• _Source material_
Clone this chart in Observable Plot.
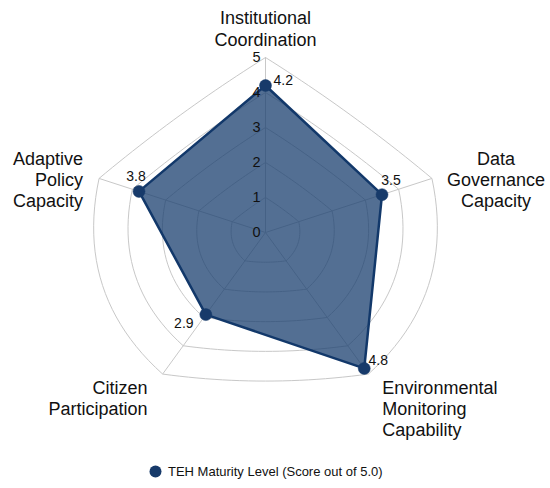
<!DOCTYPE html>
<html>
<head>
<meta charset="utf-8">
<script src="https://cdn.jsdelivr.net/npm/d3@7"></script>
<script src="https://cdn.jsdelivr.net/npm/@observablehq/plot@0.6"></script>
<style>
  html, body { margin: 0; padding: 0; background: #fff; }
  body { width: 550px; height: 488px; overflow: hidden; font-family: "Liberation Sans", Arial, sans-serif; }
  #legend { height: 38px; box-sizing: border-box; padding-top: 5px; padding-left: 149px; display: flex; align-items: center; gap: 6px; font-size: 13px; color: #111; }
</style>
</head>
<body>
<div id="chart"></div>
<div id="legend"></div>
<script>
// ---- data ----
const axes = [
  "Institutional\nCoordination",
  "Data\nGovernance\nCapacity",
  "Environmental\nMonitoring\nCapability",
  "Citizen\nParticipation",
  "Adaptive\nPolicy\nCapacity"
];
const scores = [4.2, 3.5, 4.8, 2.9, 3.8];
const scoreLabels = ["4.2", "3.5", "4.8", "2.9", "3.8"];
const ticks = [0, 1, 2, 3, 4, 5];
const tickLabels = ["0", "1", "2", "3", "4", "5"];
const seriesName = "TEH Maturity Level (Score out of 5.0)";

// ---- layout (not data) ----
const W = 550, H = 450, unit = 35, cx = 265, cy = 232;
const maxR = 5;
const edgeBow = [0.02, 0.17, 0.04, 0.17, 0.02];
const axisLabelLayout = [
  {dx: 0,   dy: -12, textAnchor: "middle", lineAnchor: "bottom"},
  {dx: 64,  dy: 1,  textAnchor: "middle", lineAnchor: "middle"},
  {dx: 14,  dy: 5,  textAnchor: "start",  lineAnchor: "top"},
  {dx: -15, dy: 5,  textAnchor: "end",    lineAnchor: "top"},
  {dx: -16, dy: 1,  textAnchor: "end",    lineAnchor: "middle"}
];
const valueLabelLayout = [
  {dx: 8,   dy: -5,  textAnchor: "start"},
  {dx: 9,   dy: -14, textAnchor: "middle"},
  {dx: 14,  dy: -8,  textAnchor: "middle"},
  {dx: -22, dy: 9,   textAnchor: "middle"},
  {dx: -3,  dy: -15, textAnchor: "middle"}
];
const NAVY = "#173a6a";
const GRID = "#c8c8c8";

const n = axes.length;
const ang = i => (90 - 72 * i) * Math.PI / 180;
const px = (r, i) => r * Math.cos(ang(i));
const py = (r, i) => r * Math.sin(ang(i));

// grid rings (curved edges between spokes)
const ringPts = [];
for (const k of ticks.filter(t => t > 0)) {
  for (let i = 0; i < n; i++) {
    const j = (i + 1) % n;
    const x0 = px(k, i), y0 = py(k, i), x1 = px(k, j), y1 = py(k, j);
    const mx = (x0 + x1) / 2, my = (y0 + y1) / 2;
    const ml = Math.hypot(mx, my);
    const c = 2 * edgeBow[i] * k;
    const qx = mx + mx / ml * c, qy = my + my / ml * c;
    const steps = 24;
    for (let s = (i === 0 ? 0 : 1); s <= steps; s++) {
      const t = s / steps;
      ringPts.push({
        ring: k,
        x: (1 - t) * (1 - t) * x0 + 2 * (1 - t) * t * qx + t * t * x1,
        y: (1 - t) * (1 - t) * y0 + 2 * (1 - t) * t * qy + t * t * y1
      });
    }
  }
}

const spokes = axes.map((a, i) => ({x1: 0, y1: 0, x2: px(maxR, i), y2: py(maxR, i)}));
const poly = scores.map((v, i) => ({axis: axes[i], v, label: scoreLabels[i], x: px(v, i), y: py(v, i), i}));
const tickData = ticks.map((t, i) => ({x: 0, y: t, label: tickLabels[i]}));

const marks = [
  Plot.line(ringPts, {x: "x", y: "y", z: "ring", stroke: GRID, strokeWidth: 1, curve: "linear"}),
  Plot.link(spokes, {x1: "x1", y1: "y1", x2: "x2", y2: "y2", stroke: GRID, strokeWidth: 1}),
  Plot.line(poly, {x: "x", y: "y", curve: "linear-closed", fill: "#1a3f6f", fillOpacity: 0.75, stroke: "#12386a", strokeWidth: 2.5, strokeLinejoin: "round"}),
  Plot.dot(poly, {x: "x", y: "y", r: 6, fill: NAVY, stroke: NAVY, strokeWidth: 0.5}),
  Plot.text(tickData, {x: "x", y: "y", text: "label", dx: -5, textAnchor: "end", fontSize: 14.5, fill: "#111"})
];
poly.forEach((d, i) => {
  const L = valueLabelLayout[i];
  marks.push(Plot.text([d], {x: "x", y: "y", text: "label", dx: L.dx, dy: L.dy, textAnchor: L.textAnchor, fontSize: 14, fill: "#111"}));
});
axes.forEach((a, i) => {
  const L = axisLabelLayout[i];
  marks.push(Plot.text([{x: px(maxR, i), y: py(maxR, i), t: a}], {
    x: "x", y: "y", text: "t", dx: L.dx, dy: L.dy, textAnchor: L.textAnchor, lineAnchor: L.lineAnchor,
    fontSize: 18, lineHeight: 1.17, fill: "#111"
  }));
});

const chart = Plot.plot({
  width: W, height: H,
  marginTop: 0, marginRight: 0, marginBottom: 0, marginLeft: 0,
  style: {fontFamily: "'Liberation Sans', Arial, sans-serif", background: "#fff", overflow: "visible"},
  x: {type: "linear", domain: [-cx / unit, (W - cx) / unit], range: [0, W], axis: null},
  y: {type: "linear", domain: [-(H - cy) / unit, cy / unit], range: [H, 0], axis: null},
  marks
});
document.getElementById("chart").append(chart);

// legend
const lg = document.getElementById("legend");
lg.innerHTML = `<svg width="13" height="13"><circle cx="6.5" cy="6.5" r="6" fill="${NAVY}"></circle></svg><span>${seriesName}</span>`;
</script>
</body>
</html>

• _Your goal_
Leave the images out, please, and restate each line word for word.

• _Task answer_
Clone this chart in Observable Plot.
<!DOCTYPE html>
<html>
<head>
<meta charset="utf-8">
<script src="https://cdn.jsdelivr.net/npm/d3@7"></script>
<script src="https://cdn.jsdelivr.net/npm/@observablehq/plot@0.6"></script>
<style>
  html, body { margin: 0; padding: 0; background: #fff; }
  body { width: 550px; height: 488px; overflow: hidden; font-family: "Liberation Sans", Arial, sans-serif; }
  #legend { height: 38px; box-sizing: border-box; padding-top: 5px; padding-left: 149px; display: flex; align-items: center; gap: 6px; font-size: 13px; color: #111; }
</style>
</head>
<body>
<div id="chart"></div>
<div id="legend"></div>
<script>
// ---- data ----
const axes = [
  "Institutional\nCoordination",
  "Data\nGovernance\nCapacity",
  "Environmental\nMonitoring\nCapability",
  "Citizen\nParticipation",
  "Adaptive\nPolicy\nCapacity"
];
const scores = [4.2, 3.5, 4.8, 2.9, 3.8];
const scoreLabels = ["4.2", "3.5", "4.8", "2.9", "3.8"];
const ticks = [0, 1, 2, 3, 4, 5];
const tickLabels = ["0", "1", "2", "3", "4", "5"];
const seriesName = "TEH Maturity Level (Score out of 5.0)";

// ---- layout (not data) ----
const W = 550, H = 450, unit = 35, cx = 265, cy = 232;
const maxR = 5;
const edgeBow = [0.02, 0.17, 0.04, 0.17, 0.02];
const axisLabelLayout = [
  {dx: 0,   dy: -12, textAnchor: "middle", lineAnchor: "bottom"},
  {dx: 64,  dy: 1,  textAnchor: "middle", lineAnchor: "middle"},
  {dx: 14,  dy: 5,  textAnchor: "start",  lineAnchor: "top"},
  {dx: -15, dy: 5,  textAnchor: "end",    lineAnchor: "top"},
  {dx: -16, dy: 1,  textAnchor: "end",    lineAnchor: "middle"}
];
const valueLabelLayout = [
  {dx: 8,   dy: -5,  textAnchor: "start"},
  {dx: 9,   dy: -14, textAnchor: "middle"},
  {dx: 14,  dy: -8,  textAnchor: "middle"},
  {dx: -22, dy: 9,   textAnchor: "middle"},
  {dx: -3,  dy: -15, textAnchor: "middle"}
];
const NAVY = "#173a6a";
const GRID = "#c8c8c8";

const n = axes.length;
const ang = i => (90 - 72 * i) * Math.PI / 180;
const px = (r, i) => r * Math.cos(ang(i));
const py = (r, i) => r * Math.sin(ang(i));

// grid rings (curved edges between spokes)
const ringPts = [];
for (const k of ticks.filter(t => t > 0)) {
  for (let i = 0; i < n; i++) {
    const j = (i + 1) % n;
    const x0 = px(k, i), y0 = py(k, i), x1 = px(k, j), y1 = py(k, j);
    const mx = (x0 + x1) / 2, my = (y0 + y1) / 2;
    const ml = Math.hypot(mx, my);
    const c = 2 * edgeBow[i] * k;
    const qx = mx + mx / ml * c, qy = my + my / ml * c;
    const steps = 24;
    for (let s = (i === 0 ? 0 : 1); s <= steps; s++) {
      const t = s / steps;
      ringPts.push({
        ring: k,
        x: (1 - t) * (1 - t) * x0 + 2 * (1 - t) * t * qx + t * t * x1,
        y: (1 - t) * (1 - t) * y0 + 2 * (1 - t) * t * qy + t * t * y1
      });
    }
  }
}

const spokes = axes.map((a, i) => ({x1: 0, y1: 0, x2: px(maxR, i), y2: py(maxR, i)}));
const poly = scores.map((v, i) => ({axis: axes[i], v, label: scoreLabels[i], x: px(v, i), y: py(v, i), i}));
const tickData = ticks.map((t, i) => ({x: 0, y: t, label: tickLabels[i]}));

const marks = [
  Plot.line(ringPts, {x: "x", y: "y", z: "ring", stroke: GRID, strokeWidth: 1, curve: "linear"}),
  Plot.link(spokes, {x1: "x1", y1: "y1", x2: "x2", y2: "y2", stroke: GRID, strokeWidth: 1}),
  Plot.line(poly, {x: "x", y: "y", curve: "linear-closed", fill: "#1a3f6f", fillOpacity: 0.75, stroke: "#12386a", strokeWidth: 2.5, strokeLinejoin: "round"}),
  Plot.dot(poly, {x: "x", y: "y", r: 6, fill: NAVY, stroke: NAVY, strokeWidth: 0.5}),
  Plot.text(tickData, {x: "x", y: "y", text: "label", dx: -5, textAnchor: "end", fontSize: 14.5, fill: "#111"})
];
poly.forEach((d, i) => {
  const L = valueLabelLayout[i];
  marks.push(Plot.text([d], {x: "x", y: "y", text: "label", dx: L.dx, dy: L.dy, textAnchor: L.textAnchor, fontSize: 14, fill: "#111"}));
});
axes.forEach((a, i) => {
  const L = axisLabelLayout[i];
  marks.push(Plot.text([{x: px(maxR, i), y: py(maxR, i), t: a}], {
    x: "x", y: "y", text: "t", dx: L.dx, dy: L.dy, textAnchor: L.textAnchor, lineAnchor: L.lineAnchor,
    fontSize: 18, lineHeight: 1.17, fill: "#111"
  }));
});

const chart = Plot.plot({
  width: W, height: H,
  marginTop: 0, marginRight: 0, marginBottom: 0, marginLeft: 0,
  style: {fontFamily: "'Liberation Sans', Arial, sans-serif", background: "#fff", overflow: "visible"},
  x: {type: "linear", domain: [-cx / unit, (W - cx) / unit], range: [0, W], axis: null},
  y: {type: "linear", domain: [-(H - cy) / unit, cy / unit], range: [H, 0], axis: null},
  marks
});
document.getElementById("chart").append(chart);

// legend
const lg = document.getElementById("legend");
lg.innerHTML = `<svg width="13" height="13"><circle cx="6.5" cy="6.5" r="6" fill="${NAVY}"></circle></svg><span>${seriesName}</span>`;
</script>
</body>
</html>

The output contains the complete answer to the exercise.